Stored data entries:
• • • • • • •

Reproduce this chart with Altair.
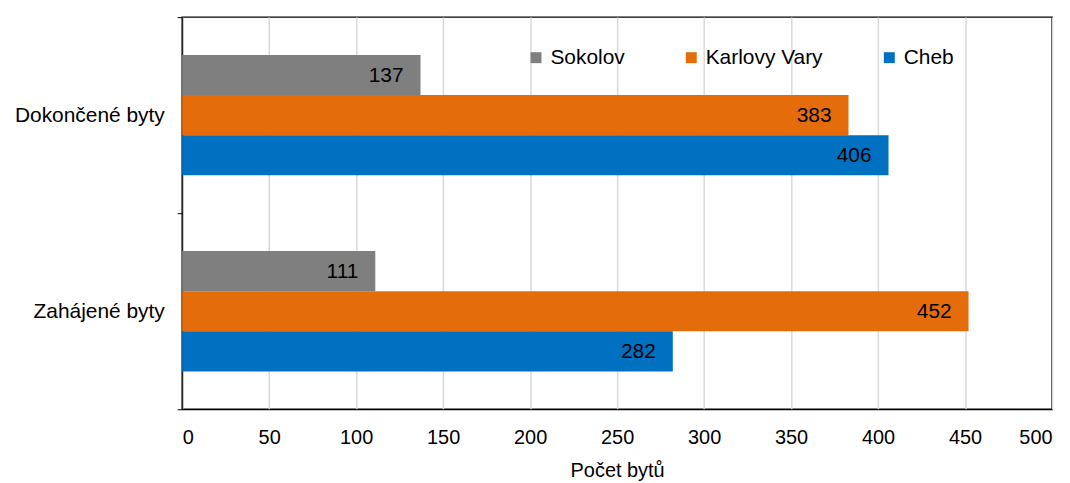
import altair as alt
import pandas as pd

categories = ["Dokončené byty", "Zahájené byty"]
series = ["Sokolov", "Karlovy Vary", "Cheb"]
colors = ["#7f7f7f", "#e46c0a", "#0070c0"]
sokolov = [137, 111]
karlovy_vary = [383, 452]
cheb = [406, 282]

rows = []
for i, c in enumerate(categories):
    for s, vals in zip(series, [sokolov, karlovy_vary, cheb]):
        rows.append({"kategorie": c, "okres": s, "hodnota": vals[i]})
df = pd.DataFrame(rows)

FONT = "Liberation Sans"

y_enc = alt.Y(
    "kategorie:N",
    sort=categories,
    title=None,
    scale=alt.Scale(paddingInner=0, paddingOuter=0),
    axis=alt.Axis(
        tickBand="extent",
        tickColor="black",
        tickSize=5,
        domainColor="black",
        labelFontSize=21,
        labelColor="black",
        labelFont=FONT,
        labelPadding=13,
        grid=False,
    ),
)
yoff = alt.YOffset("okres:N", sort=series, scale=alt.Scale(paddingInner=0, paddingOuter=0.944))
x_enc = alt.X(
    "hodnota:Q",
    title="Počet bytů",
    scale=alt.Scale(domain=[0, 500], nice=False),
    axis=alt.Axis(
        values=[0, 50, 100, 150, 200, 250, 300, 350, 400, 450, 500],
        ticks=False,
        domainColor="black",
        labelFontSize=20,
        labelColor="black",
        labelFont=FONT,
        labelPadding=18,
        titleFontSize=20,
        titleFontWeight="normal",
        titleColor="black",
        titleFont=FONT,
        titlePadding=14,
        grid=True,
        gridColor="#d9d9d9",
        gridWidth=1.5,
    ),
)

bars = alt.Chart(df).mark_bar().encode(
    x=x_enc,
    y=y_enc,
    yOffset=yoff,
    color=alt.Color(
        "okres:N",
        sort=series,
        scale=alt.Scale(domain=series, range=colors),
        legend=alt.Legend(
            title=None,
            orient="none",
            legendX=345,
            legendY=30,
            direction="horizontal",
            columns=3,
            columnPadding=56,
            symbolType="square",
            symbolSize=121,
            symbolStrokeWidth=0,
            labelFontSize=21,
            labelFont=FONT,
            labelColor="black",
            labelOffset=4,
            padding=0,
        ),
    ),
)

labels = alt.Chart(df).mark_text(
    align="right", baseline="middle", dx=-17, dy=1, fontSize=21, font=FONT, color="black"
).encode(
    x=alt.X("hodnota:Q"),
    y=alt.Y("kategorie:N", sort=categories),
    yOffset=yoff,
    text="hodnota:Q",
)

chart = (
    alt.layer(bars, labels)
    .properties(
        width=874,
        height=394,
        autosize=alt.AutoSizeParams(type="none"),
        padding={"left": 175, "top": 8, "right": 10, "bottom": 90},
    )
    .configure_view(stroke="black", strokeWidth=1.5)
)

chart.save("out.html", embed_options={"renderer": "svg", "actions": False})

• • • • • • •

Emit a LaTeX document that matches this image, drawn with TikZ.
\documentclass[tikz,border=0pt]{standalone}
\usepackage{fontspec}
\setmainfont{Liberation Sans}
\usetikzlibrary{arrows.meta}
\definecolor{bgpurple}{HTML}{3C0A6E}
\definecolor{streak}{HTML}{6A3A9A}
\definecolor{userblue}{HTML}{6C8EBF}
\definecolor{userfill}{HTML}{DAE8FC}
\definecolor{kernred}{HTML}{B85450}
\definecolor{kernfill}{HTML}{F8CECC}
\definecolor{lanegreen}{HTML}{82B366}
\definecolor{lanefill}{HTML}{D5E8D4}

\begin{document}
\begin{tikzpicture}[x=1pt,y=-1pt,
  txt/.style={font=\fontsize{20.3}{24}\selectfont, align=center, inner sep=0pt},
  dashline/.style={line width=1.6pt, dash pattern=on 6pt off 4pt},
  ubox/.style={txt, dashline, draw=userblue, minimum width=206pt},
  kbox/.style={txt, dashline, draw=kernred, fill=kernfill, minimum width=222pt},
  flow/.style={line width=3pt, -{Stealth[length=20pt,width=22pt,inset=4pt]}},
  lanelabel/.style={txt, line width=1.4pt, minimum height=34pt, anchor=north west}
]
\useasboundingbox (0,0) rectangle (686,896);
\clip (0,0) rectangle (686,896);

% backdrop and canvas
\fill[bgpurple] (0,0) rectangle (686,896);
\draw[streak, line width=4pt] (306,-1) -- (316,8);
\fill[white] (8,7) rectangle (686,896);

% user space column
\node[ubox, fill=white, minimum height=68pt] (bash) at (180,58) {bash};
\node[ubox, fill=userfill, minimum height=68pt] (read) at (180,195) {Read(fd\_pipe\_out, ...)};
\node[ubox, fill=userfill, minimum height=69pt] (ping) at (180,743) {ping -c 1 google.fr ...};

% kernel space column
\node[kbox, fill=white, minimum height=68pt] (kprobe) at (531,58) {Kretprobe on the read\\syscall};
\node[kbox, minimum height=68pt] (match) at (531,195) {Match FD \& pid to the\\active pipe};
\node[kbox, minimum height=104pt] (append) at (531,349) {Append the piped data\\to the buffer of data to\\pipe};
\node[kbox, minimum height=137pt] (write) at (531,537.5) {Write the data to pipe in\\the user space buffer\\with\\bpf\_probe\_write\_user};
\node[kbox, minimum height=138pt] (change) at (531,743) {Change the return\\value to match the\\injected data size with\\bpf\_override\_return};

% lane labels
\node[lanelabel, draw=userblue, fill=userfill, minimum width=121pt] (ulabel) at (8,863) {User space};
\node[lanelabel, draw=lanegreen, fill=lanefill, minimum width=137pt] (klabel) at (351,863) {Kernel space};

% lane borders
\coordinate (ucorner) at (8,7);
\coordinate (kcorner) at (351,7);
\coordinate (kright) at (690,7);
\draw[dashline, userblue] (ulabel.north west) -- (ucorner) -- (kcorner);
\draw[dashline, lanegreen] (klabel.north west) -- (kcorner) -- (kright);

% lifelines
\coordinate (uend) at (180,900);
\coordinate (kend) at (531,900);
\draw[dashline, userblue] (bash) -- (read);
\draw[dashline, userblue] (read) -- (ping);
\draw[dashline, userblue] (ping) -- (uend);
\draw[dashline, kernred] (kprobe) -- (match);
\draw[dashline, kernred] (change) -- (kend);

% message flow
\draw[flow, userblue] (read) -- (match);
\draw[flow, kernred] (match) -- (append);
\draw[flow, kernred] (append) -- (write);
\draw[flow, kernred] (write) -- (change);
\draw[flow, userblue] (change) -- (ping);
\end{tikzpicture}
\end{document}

• • • • • • •

■ Task details: Report how many lines of the records above contain the word "with", and give only that number.

■ Output of the exercise: 4